Y si pensamos en las formas de la vida colectiva, de naciones enteras o sus agrupaciones, de la historia a lo largo de los siglos, el resultado es sobrecogedor. Los más graves acontecimientos, invasiones, guerras, revoluciones, han tenido como origen realidades muy poco importantes, que al cabo de breve tiempo han dejado de importar, que asombran al recordarlas. Grandes atrocidades, devastaciones, enormes sufrimientos han tenido como motivo o pretexto minucias que al cabo de poquísimo tiempo parecen inverosímiles. ¿Por esto han padecido o muerto millones de hombres, se han destruido maravillosas ciudades, se han sepultado en el mar conmovedores buques, orgullo de la humanidad? Al cabo de unos cuantos años, el balance de los grandes acontecimientos parece ridículamente escaso o negativo, tal vez se ha invertido. A diferencia de los momentos de acierto, aquellos en que se ha dado importancia a lo que efectivamete la tenía, y por eso iba a seguir teniéndola -la gran prueba, que se puede anticipar para el futuro, si se mira bien y se posee alguna imaginación.

Esto puede aplicarse al detalle de la vida pública, especialmente en nuestro tiempo, en que predomina la democracia, al menos nominal y como pretensión. A veces imagino un grupo humano -tal vez un partido, aunque un buen ejemplo es que se les da más importancia que la que tienen- que atendiese a la escala de las importancias. Por lo pronto, dedicaría la atención, el tiempo y el esfuerzo a algunos asuntos, y relegaría a los otros al margen de lo secundario. Casi todas las "figuras importantes" de este tiempo viajan demasiado, se reúnen con otras de la misma pretensión, reciben a innumerables comisiones. Muchos intelectuales dedican su vida a asistir a congresos, perfectamente estériles, y olvidan lo que ha sido siempre la clave de la vida intelectual: ponerse de codos sobre una mesa, leer o releer algunos libros y, sobre todo, pensar.

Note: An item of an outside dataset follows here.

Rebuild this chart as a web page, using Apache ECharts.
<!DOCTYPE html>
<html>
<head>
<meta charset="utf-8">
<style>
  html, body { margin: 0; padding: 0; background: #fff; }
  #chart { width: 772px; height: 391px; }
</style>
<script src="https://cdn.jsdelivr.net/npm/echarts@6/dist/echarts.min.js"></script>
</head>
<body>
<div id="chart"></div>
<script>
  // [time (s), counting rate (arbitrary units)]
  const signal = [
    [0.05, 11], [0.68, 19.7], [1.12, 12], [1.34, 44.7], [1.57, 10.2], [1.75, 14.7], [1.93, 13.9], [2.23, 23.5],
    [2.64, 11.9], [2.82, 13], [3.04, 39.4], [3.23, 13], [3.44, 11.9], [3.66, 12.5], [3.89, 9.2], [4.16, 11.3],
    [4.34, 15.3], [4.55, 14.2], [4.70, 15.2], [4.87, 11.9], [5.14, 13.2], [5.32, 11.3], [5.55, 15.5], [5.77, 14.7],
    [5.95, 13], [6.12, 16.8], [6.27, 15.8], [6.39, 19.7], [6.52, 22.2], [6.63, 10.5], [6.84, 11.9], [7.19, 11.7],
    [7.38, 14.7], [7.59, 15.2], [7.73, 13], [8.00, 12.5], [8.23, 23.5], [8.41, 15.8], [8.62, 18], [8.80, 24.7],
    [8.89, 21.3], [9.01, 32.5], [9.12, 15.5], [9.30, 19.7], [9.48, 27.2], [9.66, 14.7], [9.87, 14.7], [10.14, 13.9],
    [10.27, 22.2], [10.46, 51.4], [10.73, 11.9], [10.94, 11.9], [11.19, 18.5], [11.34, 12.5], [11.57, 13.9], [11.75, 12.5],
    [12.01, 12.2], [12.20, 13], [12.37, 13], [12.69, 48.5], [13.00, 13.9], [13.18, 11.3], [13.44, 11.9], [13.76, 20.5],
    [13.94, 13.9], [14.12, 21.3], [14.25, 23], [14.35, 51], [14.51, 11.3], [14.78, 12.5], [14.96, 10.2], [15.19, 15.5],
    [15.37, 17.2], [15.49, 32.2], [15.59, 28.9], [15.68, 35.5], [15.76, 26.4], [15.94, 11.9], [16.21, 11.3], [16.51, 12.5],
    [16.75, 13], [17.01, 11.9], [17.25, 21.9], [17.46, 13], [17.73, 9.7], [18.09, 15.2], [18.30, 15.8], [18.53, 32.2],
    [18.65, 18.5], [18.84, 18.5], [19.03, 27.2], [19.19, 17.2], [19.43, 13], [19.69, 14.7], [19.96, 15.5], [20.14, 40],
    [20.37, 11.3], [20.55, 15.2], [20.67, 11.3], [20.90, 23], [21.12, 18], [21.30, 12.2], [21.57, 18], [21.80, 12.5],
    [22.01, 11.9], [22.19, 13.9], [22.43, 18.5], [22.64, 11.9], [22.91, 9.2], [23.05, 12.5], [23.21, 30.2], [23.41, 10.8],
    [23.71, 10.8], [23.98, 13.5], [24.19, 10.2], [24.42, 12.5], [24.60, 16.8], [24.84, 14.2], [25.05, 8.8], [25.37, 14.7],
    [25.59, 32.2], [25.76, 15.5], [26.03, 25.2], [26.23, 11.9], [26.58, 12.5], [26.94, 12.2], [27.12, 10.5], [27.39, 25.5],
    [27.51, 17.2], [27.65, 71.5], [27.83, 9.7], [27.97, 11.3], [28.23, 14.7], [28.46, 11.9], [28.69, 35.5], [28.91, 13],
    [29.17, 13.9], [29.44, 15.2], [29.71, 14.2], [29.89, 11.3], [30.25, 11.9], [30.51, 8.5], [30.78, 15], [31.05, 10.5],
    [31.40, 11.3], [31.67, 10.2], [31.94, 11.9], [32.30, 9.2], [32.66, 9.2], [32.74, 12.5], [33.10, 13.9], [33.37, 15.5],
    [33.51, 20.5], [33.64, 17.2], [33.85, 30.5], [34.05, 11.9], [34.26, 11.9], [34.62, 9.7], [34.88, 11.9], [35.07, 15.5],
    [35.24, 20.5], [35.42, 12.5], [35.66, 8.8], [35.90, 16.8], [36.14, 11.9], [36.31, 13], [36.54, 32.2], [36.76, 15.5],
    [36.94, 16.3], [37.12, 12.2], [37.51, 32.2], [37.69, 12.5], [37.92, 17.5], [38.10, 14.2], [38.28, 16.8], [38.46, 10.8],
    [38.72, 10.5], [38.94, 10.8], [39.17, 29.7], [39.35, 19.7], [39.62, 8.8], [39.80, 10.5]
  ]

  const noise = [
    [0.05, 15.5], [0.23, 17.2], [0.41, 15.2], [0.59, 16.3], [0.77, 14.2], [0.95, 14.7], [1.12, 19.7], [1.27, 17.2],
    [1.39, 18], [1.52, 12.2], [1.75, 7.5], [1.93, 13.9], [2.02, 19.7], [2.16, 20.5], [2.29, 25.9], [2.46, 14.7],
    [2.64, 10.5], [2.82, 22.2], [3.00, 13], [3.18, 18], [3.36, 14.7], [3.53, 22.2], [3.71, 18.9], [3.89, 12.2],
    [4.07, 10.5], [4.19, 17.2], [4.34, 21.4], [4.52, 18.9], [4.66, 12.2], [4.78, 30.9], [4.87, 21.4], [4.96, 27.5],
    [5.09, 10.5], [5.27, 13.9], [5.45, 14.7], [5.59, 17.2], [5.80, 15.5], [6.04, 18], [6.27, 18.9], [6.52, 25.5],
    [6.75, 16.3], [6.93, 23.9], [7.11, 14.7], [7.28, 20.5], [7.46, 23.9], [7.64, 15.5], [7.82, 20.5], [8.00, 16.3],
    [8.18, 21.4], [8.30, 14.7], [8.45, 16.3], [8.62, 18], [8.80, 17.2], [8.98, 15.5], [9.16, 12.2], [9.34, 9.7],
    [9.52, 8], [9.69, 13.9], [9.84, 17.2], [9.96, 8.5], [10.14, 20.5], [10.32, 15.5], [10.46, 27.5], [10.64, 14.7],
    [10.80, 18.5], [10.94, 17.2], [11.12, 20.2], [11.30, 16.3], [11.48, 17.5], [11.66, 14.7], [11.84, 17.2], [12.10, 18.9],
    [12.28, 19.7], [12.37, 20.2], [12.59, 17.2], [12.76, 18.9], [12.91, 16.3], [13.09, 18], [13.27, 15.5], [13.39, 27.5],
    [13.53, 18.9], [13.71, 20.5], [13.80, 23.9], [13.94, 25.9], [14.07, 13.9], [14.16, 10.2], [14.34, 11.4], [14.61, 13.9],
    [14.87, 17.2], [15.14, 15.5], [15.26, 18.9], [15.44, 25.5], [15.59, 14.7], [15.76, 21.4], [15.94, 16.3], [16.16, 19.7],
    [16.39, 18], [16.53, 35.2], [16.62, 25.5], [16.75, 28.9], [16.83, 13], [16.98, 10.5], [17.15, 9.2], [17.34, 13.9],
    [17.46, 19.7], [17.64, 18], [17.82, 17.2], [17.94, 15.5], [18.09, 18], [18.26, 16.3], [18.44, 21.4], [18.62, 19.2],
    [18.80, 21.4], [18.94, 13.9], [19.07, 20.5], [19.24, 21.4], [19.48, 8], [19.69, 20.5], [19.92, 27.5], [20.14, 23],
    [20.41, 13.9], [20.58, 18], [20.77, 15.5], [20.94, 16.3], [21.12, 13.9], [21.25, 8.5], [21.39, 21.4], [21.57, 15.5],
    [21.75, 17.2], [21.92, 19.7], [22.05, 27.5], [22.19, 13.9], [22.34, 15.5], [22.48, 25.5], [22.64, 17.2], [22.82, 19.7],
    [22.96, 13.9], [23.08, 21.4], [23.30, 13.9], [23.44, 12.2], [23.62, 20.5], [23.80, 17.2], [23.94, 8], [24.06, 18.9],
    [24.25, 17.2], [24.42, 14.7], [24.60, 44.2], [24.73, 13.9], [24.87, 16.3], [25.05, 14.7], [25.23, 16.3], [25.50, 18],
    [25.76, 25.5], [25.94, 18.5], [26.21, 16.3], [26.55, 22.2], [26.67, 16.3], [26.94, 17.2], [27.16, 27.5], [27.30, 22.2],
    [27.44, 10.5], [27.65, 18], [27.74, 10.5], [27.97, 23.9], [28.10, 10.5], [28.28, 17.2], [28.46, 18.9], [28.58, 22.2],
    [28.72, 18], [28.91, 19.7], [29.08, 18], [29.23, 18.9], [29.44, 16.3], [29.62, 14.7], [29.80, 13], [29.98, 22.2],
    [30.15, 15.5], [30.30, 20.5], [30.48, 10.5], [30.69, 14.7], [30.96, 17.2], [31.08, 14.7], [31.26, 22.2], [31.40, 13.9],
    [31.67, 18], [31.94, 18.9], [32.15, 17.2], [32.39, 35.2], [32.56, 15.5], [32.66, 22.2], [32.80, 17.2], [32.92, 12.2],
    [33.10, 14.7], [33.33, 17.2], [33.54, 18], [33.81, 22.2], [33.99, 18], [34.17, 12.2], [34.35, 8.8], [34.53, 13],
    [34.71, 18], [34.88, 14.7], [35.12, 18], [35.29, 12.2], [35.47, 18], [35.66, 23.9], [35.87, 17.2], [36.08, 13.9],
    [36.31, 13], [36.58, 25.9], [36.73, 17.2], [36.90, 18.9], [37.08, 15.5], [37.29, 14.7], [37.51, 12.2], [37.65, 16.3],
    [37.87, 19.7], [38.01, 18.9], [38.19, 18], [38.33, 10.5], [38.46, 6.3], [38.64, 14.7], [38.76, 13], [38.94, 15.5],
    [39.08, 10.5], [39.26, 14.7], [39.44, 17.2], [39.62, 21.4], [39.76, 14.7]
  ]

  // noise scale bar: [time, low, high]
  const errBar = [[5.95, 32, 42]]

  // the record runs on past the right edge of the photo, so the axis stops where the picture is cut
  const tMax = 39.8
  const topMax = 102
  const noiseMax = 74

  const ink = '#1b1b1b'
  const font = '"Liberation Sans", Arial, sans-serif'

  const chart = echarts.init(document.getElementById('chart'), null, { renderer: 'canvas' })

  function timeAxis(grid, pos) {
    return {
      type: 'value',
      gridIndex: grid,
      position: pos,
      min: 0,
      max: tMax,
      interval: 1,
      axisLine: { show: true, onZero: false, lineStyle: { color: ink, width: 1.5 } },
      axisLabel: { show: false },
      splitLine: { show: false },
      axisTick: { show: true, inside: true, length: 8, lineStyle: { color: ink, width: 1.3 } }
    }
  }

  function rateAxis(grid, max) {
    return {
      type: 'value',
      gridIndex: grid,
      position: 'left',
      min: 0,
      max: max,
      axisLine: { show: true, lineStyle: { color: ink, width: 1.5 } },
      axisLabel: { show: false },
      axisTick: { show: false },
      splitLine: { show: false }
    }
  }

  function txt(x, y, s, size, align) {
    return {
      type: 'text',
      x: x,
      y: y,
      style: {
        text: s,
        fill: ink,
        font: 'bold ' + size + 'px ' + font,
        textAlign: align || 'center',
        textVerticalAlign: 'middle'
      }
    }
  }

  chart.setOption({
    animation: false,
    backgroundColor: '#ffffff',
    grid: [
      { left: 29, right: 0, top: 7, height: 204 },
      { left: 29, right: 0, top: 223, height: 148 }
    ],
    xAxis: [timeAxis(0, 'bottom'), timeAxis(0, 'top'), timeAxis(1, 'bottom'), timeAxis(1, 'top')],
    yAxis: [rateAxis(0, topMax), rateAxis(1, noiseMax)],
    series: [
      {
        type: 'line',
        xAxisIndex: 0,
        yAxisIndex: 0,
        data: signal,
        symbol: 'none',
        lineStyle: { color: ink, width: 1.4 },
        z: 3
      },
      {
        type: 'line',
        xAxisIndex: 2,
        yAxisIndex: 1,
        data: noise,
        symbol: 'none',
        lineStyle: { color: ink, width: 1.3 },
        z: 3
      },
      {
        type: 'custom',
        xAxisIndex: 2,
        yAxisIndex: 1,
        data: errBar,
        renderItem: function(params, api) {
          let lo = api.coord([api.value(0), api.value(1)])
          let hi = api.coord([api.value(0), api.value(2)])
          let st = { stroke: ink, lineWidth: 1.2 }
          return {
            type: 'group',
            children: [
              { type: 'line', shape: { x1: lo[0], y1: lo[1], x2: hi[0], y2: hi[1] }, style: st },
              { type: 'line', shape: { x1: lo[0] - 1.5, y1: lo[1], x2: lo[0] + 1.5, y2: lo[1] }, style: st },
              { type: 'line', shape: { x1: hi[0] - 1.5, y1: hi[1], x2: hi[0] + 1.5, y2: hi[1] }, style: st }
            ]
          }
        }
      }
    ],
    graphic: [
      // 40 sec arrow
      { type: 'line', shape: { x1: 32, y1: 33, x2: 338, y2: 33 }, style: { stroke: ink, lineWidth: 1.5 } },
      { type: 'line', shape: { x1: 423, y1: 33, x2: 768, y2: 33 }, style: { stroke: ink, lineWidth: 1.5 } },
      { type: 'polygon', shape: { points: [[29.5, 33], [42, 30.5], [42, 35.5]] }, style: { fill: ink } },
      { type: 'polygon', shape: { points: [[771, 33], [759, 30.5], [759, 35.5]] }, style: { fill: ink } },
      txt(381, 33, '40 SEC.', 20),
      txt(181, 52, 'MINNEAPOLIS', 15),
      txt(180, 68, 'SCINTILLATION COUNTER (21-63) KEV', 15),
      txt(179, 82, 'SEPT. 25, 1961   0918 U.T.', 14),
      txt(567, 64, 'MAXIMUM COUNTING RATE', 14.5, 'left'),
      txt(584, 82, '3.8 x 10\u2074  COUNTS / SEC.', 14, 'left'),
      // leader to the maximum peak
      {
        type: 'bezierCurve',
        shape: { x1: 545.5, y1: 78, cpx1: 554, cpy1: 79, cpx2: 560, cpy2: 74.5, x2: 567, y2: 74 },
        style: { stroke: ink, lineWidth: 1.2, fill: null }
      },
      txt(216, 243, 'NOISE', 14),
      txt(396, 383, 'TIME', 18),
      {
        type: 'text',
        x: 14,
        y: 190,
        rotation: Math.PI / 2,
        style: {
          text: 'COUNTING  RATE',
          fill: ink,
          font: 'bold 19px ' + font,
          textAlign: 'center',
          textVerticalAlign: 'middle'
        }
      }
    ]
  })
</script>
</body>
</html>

Es asombrosa la atención que se dedica a los conciliábulos, tejes y manejes que carecen de importancia, que dejarán de tenerla en cuestión de días, sin que nadie se ocupe de orientar a la opinión sobre "quién es quién", con quién se puede contar, de quién se puede uno fiar, qué se puede esperar con confianza, qué se puede temer, cómo hay que repartir la admiración o el desprecio.

Como la capacidad de atención es limitada, como el tiempo es escaso, hay que tener en claro lo que importa, que es lo que va a importar en el futuro próximo y hasta remoto. Es, como vemos, cuestión de imaginación, como casi todo lo humano. Y si se retienen las experiencias pasadas, hay que preguntarse si se quiere volver a ellas, o sólo se juega frívolamente con una posibilidad que espantaría.

En este año se ha producido el reverdecimiento de un fenómeno que surgió al comenzar la transición, y que entonces tuvo alguna justificación: la floración de innumerables "partidos" ridículos, fruto de manías o vanidades mínimas, y que fueron barridos por los electores. Muchos de ellos, o bien otros nuevos, han reaparecido; han dejado su huella, en la forma concreta de hacer posible que la falsedad se deslice en diversas rendijas del tejido social. Esto es lo único grave, que no se cura prestándole atención, sino al contrario: volviéndole la espalda.

Lo que es menester es que los españoles -y digo los españoles porque son los que van a leerme, no porque los demás no lo necesiten- es poner en claro la escala de sus importancias y obrar en consecuencia. Si lo hacen, podremos penetrar animosa y confiadamente en el próximo siglo o milenio. Y, lo que más, podremos imaginar sus comienzos sin temor a quedar en ridículo en el primer decenio.